Bat metacommunity structure on Caribbean islands and the role of endemics


Steven J. Presley, Center for Environmental Sciences and Engineering, University of Connecticut, 3107 Horsebarn Hill Road, Storrs, CT 06269-4210, USA.


Aim  We evaluate characteristics of species ranges (i.e. coherence, species turnover and range boundary clumping) to determine the structure of bat metacommunities and metaensembles from Caribbean islands. We evaluate the effects of endemic species on that structure, and quantify associations between island characteristics and latent environmental gradients that structure these metacommunities and metaensembles.

Location  Sixty-five Caribbean islands throughout the Bahamas, Greater Antilles and Lesser Antilles.

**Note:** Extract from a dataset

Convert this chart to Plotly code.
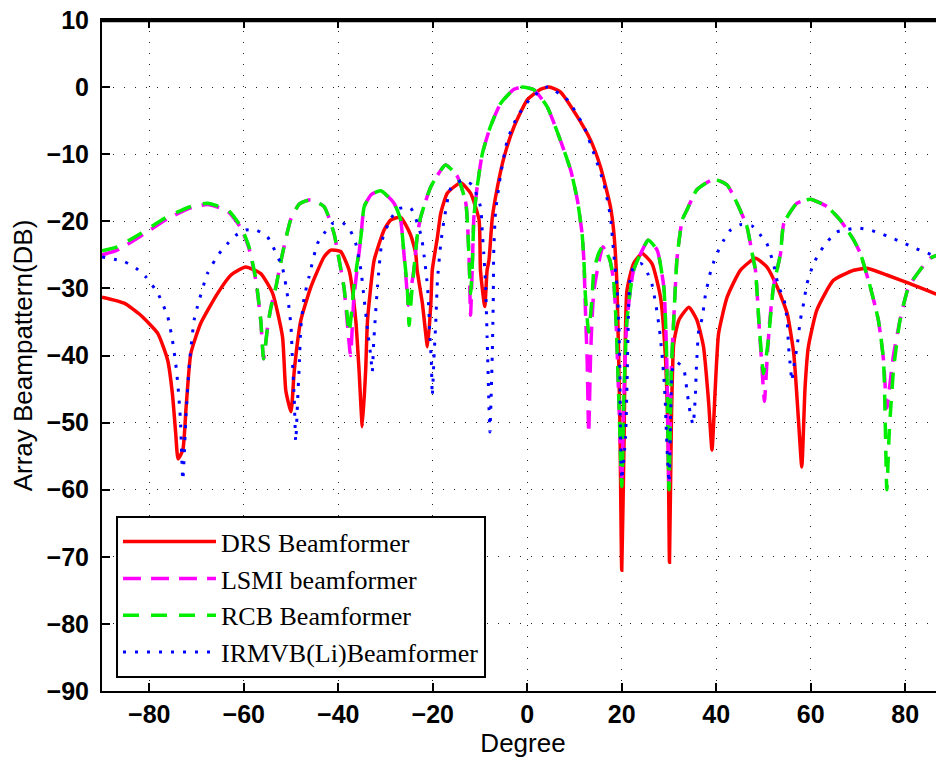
import plotly.graph_objects as go

# ---------------- data ----------------
drs_x = [-90, -85.3, -81.8, -78.2, -76.1, -75.1, -74.4, -73.9, -72.9, -72.2, -71.2, -69.1, -65.5, -62.7,
         -59.6, -56.4, -53.9, -51.8, -51.1, -50.0, -49.3, -47.9, -45.8, -43.0, -41.6, -39.5, -37.7, -36.3,
         -35.6, -34.9, -34.2, -33.8, -32.4, -30.3, -28.9, -26.8, -24.7, -23.6, -23.3, -22.2, -21.1, -20.4,
         -20.1, -19.0, -18.3, -16.9, -14.1, -12.0, -10.2, -9.9, -9.0, -8.5, -8.1, -7.4, -6.3, -4.9, -2.8,
         0.0, 2.8, 4.6, 7.0, 10.6, 13.4, 15.5, 17.6, 18.3, 19.0, 19.6, 20.0, 20.5, 21.1, 22.5, 24.3, 26.4,
         28.2, 29.2, 29.8, 30.1, 30.5, 31.0, 32.1, 34.2, 35.9, 37.3, 38.4, 39.1, 39.8, 40.5, 42.3, 45.1,
         48.3, 50.7, 52.9, 55.0, 56.4, 57.4, 58.1, 58.8, 59.5, 61.3, 64.8, 69.1, 71.9, 76.1, 81.0, 86.0, 88.2]
drs_y = [-31.3, -32.2, -34.0, -36.7, -40.7, -45.7, -51.6, -55.4, -54.1, -47.7, -39.7, -35.2, -30.7, -28.0,
         -26.8, -27.8, -30.7, -37.2, -45.2, -48.4, -42.2, -34.7, -29.8, -25.3, -24.3, -24.5, -27.3, -34.7,
         -42.2, -50.6, -42.2, -34.7, -25.8, -21.3, -19.8, -19.4, -22.0, -24.8, -27.3, -32.2, -38.7, -32.2,
         -27.3, -22.3, -18.8, -15.8, -14.25, -15.8, -19.8, -27.3, -32.7, -27.3, -25.8, -19.5, -14.85, -10.4, -5.9,
         -1.9, -0.33, 0.0, -0.7, -4.4, -7.9, -11.9, -17.8, -21.5, -29.8, -49.6, -72.0, -52.0, -30.3, -26.3, -24.8, -26.3,
         -31.3, -39.7, -52.1, -70.8, -50.0, -38.2, -34.7, -32.8, -34.7, -38.7, -47.1, -54.1, -44.7, -36.7, -31.3, -27.3,
         -25.5, -26.8, -29.8, -33.7, -39.7, -49.6, -56.6, -44.7, -38.7, -33.2, -28.8, -27.3, -27.0, -28.0, -29.3, -30.7, -31.2]

lsmi_x = [-90, -86.8, -81.8, -76.1, -71.2, -67.7, -63.4, -60.6, -58.9, -57.4, -56.4, -55.8, -55.0, -54.3,
          -53.2, -51.8, -50.0, -48.2, -45.8, -43.0, -40.9, -39.8, -38.8, -38.1, -37.4, -36.7, -35.2, -34.5,
          -33.0, -31.0, -28.2, -26.8, -26.1, -25.6, -25.2, -24.6, -24.0, -23.3, -22.6, -20.4, -17.3, -14.8,
          -13.0, -12.3, -12.0, -11.6, -11.3, -10.6, -9.5, -7.8, -5.6, -2.8, -1.0, 1.4, 4.2, 7.0, 9.2, 10.6,
          11.6, 12.0, 12.3, 12.7, 13.0, 13.4, 13.7, 14.1, 15.1, 16.0, 17.5, 18.3, 18.8, 19.4, 20.0, 20.5,
          21.1, 22.5, 24.7, 25.6, 27.5, 28.9, 29.5, 30.0, 30.5, 31.0, 31.7, 32.8, 33.8, 35.9, 39.5, 42.3,
          44.4, 46.5, 47.6, 48.3, 49.0, 49.6, 50.2, 50.8, 51.3, 52.1, 53.6, 54.3, 57.1, 59.9, 63.4, 66.2,
          69.1, 70.5, 72.6, 74.3, 75.4, 76.1, 76.8, 77.5, 78.9, 80.7, 83.1, 85.3, 87.7, 88.2]
lsmi_y = [-25.0, -24.3, -22.2, -19.6, -18.0, -17.5, -18.5, -21.0, -24.0, -29.0, -34.9, -40.5, -36.0, -33.0,
          -29.8, -24.8, -19.6, -17.4, -16.8, -17.8, -21.8, -25.8, -29.8, -35.0, -40.0, -31.5, -22.3, -17.8,
          -16.0, -15.45, -17.3, -19.8, -24.8, -29.0, -32.5, -30.0, -27.3, -22.3, -19.5, -14.85, -11.6, -13.3,
          -17.3, -25.8, -34.0, -26.0, -19.5, -14.85, -9.9, -5.9, -2.4, -0.33, 0.0, -0.4, -2.9, -7.9, -12.4, -16.8,
          -21.8, -26.0, -33.0, -41.2, -51.6, -40.0, -34.7, -30.3, -26.3, -23.8, -25.8, -29.0, -35.0, -47.0, -58.5, -45.0,
          -34.7, -27.3, -23.8, -22.8, -24.3, -29.8, -40.0, -59.0, -42.0, -34.7, -25.5, -19.8, -18.3, -15.3, -13.7, -14.6,
          -17.3, -20.8, -24.8, -27.3, -34.7, -41.0, -46.8, -40.0, -35.0, -29.8, -24.8, -20.3, -17.3, -16.7, -17.8, -19.8,
          -22.8, -24.8, -29.8, -34.7, -40.7, -47.8, -44.0, -40.0, -34.7, -29.8, -27.3, -25.5, -24.8, -24.7]

rcb_x = [-90, -86.8, -81.8, -76.1, -71.2, -67.7, -63.4, -60.6, -58.9, -57.4, -56.4, -55.8, -55.0, -54.3,
         -53.2, -51.8, -50.0, -48.2, -45.8, -43.0, -40.9, -39.8, -38.8, -38.1, -37.7, -37.1, -36.7, -35.2, -34.5,
         -33.0, -31.0, -28.2, -26.8, -26.1, -25.4, -25.0, -24.5, -24.0, -23.3, -22.6, -20.4, -17.3, -14.8,
         -13.0, -12.3, -12.0, -11.6, -11.3, -10.6, -9.5, -7.8, -5.6, -2.8, -1.0, 1.4, 4.2, 7.0, 9.2, 10.6,
         11.6, 12.0, 12.3, 13.0, 13.7, 14.1, 15.1, 16.0, 17.5, 18.3, 18.8, 19.4, 20.0, 20.5,
         21.1, 22.5, 24.7, 25.6, 27.5, 28.9, 29.5, 30.0, 30.5, 31.0, 31.7, 32.8, 33.8, 35.9, 39.5, 42.3,
         44.4, 46.5, 47.6, 48.3, 49.0, 50.0, 50.6, 51.1, 52.1, 53.6, 54.3, 57.1, 59.9, 63.4, 66.2,
         69.1, 70.5, 72.6, 74.3, 75.4, 76.1, 76.6, 77.5, 78.9, 80.7, 83.1, 85.3, 87.7, 88.2]
rcb_y = [-24.4, -23.8, -21.8, -19.3, -17.8, -17.3, -18.3, -20.8, -23.8, -28.8, -34.7, -40.5, -36.0, -33.0,
         -29.8, -24.8, -19.6, -17.4, -16.8, -17.8, -21.8, -25.8, -29.8, -34.0, -36.6, -33.0, -29.8, -22.3, -17.8,
         -16.0, -15.45, -17.3, -19.8, -24.8, -29.8, -35.5, -31.0, -27.3, -22.3, -19.5, -14.85, -11.6, -13.3,
         -17.3, -25.8, -30.8, -26.0, -19.5, -14.85, -9.9, -5.9, -2.4, -0.33, 0.0, -0.4, -2.9, -7.9, -12.4, -16.8,
         -21.8, -26.0, -31.0, -36.5, -31.5, -27.3, -24.8, -23.7, -25.8, -29.0, -35.0, -47.0, -59.5, -45.0,
         -34.7, -27.3, -23.8, -22.8, -24.3, -29.8, -40.0, -60.0, -42.0, -34.7, -25.5, -19.8, -18.3, -15.3, -13.7, -14.6,
         -17.3, -20.8, -24.8, -27.3, -34.7, -42.7, -40.0, -37.2, -29.8, -24.8, -20.3, -17.3, -16.7, -17.8, -19.8,
         -22.8, -24.8, -29.8, -34.7, -40.7, -60.0, -51.6, -42.2, -34.7, -29.8, -27.3, -25.5, -24.8, -24.6]

irmvb_x = [-90, -85.3, -82.8, -80.7, -78.2, -76.1, -75.1, -74.4, -73.9, -73.4, -72.9, -72.2, -71.5, -70.5,
           -69.8, -67.7, -65.2, -63.4, -61.7, -59.6, -57.4, -55.0, -51.8, -50.7, -50.0, -49.7, -49.3, -49.0,
           -48.6, -48.3, -47.9, -47.2, -46.2, -44.4, -43.0, -41.2, -39.1, -37.5, -36.3, -35.2, -34.5, -33.8,
           -33.1, -32.8, -32.5, -31.7, -30.7, -28.9, -27.1, -24.7, -23.6, -22.4, -21.8, -21.1, -20.8, -20.6,
           -20.3, -20.1, -19.7, -19.4, -19.0, -18.3, -17.6, -16.2, -13.7, -11.6, -9.9, -9.5, -9.2, -8.8, -8.5,
           -8.3, -8.1, -7.9, -7.6, -7.4, -7.2, -7.1, -6.7, -5.6, -4.2, -2.1, 0.7, 4.2, 8.5, 12.0, 14.1, 16.2,
           17.6, 18.3, 19.0, 19.4, 19.6, 19.7, 20.0, 20.8, 21.1, 21.5, 21.8, 22.5, 24.1, 25.5, 26.4, 27.3, 28.0,
           28.5, 28.9, 29.2, 29.4, 29.7, 30.0, 30.5, 30.9, 31.7, 33.1, 33.5, 33.8, 34.2, 34.5, 35.1, 35.6, 35.8,
           36.3, 37.0, 37.7, 38.8, 39.5, 40.5, 41.6, 43.0, 45.1, 47.6, 49.3, 50.7, 52.1, 53.2, 54.3, 55.0, 55.3,
           55.7, 56.0, 56.4, 57.1, 57.8, 58.5, 59.2, 60.6, 62.0, 63.4, 65.5, 67.7, 70.1, 72.6, 74.7, 77.2, 79.6,
           81.7, 84.2, 86.7, 88.2]
irmvb_y = [-25.3, -26.0, -27.0, -28.3, -30.7, -34.2, -37.7, -41.2, -44.7, -49.6, -58.6, -48.6, -41.2, -34.7,
           -32.7, -27.8, -24.8, -23.3, -22.1, -21.3, -21.3, -22.3, -27.0, -31.3, -35.7, -40.7, -46.7, -52.8,
           -46.7, -42.2, -35.7, -31.3, -28.3, -23.3, -21.8, -20.3, -20.2, -21.3, -23.3, -27.3, -31.7, -36.2,
           -40.2, -42.5, -38.0, -29.8, -22.8, -19.6, -18.1, -18.0, -19.6, -22.3, -25.3, -29.8, -33.7, -37.2,
           -40.7, -46.0, -39.7, -35.7, -28.8, -23.3, -19.8, -15.1, -13.85, -14.6, -17.8, -21.8, -24.8, -29.8, -37.2,
           -42.2, -47.7, -51.4, -45.0, -39.7, -32.2, -24.8, -18.5, -12.9, -7.9, -4.4, -1.7, 0.0, -1.9, -5.9, -9.9, -14.35,
           -19.3, -24.8, -29.8, -35.7, -42.2, -49.6, -58.5, -52.1, -44.7, -31.7, -28.3, -26.8, -26.3, -27.8, -29.4, -32.8, -36.2,
           -39.7, -43.2, -46.7, -50.6, -55.6, -59.0, -45.0, -41.5, -41.0, -42.0, -43.4, -45.4, -47.1, -48.7, -50.3, -45.7, -41.7,
           -36.2, -34.5, -31.0, -27.5, -26.0, -24.3, -22.8, -21.3, -20.5, -20.7, -22.0, -23.3, -26.3, -29.8, -31.5, -34.7, -38.7,
           -41.7, -43.8, -41.7, -38.7, -34.7, -32.2, -29.3, -26.3, -24.5, -23.1, -21.6, -21.2, -21.0, -21.3, -21.8, -22.5, -23.2,
           -23.9, -24.6, -25.3, -25.7]

series_names = ["DRS Beamformer", "LSMI beamformer", "RCB Beamformer", "IRMVB(Li)Beamformer"]
x_ticks = [-80, -60, -40, -20, 0, 20, 40, 60, 80]
y_ticks = [10, 0, -10, -20, -30, -40, -50, -60, -70, -80, -90]

# ---------------- figure ----------------
fig = go.Figure()
fig.add_trace(go.Scatter(x=drs_x, y=drs_y, mode="lines", name=series_names[0],
                         line=dict(color="#ff0000", width=3.5, shape="spline", smoothing=0.5)))
fig.add_trace(go.Scatter(x=lsmi_x, y=lsmi_y, mode="lines", name=series_names[1],
                         line=dict(color="#ff00ff", width=3.5, dash="18px,10px", shape="spline", smoothing=0.5)))
fig.add_trace(go.Scatter(x=rcb_x, y=rcb_y, mode="lines", name=series_names[2],
                         line=dict(color="#00ee00", width=3.5, dash="16px,12px", shape="spline", smoothing=0.5)))
fig.add_trace(go.Scatter(x=irmvb_x, y=irmvb_y, mode="lines", name=series_names[3],
                         line=dict(color="#0000ff", width=3, dash="3px,9px", shape="spline", smoothing=0.5)))

axis_font = dict(family="Liberation Sans, Arial, sans-serif", size=25, color="black", weight="bold")
title_font = dict(family="Liberation Sans, Arial, sans-serif", size=26, color="black")

# the page body has an 8px margin, so margins are set to compensate
fig.update_layout(
    width=944, height=763,
    margin=dict(l=94, r=8, t=12, b=80, autoexpand=False),
    paper_bgcolor="white", plot_bgcolor="white",
    showlegend=True,
    legend=dict(x=0.0166, y=0.2605, xanchor="left", yanchor="top",
                bgcolor="white", bordercolor="black", borderwidth=2,
                font=dict(family="Liberation Serif, Times New Roman, serif", size=26, color="black"),
                itemwidth=93, tracegroupgap=0),
    xaxis=dict(range=[-90, 88.2], tickvals=x_ticks, ticks="inside", ticklen=8, tickwidth=1.5,
               tickcolor="black", showline=True, linecolor="black", linewidth=2, mirror="ticks",
               showgrid=True, gridcolor="#222", gridwidth=1, griddash="1px,10px", zeroline=False,
               tickfont=axis_font, ticklabelstandoff=0, automargin=False, ticklabeloverflow="allow",
               title=dict(text="Degree", font=title_font, standoff=2)),
    yaxis=dict(range=[-90, 10], tickvals=y_ticks, ticks="inside", ticklen=8, tickwidth=1.5,
               tickcolor="black", showline=True, linecolor="black", linewidth=2, mirror=False,
               showgrid=True, gridcolor="#222", gridwidth=1, griddash="1px,10px", zeroline=False,
               tickfont=axis_font, ticklabelstandoff=6, automargin=False, ticklabeloverflow="allow",
               title=dict(text="Array Beampattern(DB)", font=title_font, standoff=6)),
)
# top frame line of the axes box (drawn just inside the top edge)
fig.add_shape(type="line", xref="paper", yref="paper", x0=0, x1=1, y0=0.999, y1=0.999,
              line=dict(color="black", width=3), layer="above")

fig.write_html("out.html", config={"displayModeBar": False})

Methods  Metacommunity structure is an emergent property of a set of ecological communities at different sites defined by species distributions across geographic or environmental gradients. We analysed elements of metacommunity structure (coherence, range turnover and range boundary clumping) to determine the best-fit pattern for metacommunities from all Caribbean islands, as well as from the Bahamas, the Greater Antilles and the Lesser Antilles separately. For each island group, analyses were conducted for all bats and for each of two broadly defined guilds (i.e. carnivores and herbivores). In addition, analyses were conducted for all species and for a subset in which endemic species were removed from the fauna. Spearman rank correlations identified island characteristics (area, elevation, latitude, longitude) that were associated significantly with island scores for ordination axes based on reciprocal averaging.

Results  Metacommunity structure for all bats and for carnivores was similar for each island group, with Clementsian distributions (i.e. discrete communities with groups of species replacing other groups of species along the gradient) for all islands, the Bahamas and the Lesser Antilles, but with nested distributions for the Greater Antilles. Herbivore distributions were random for the Bahamas, but were Clementsian for all other island groups. Removal of endemic species affected the best-fit model of metacommunity structure in only 3 of 12 cases. In general, ordination scores for islands were correlated with longitude or latitude, but not with island area or elevation.

Main conclusions  Characteristics of bat species ranges and associated metacommunity structure were primarily dependent on the number and geographic arrangement of primary sources of colonization, and not on interspecific interactions, species-specific levels of environmental tolerance, or the physical characteristics of islands. Endemic species did not greatly affect metacommunity structure in Caribbean bats.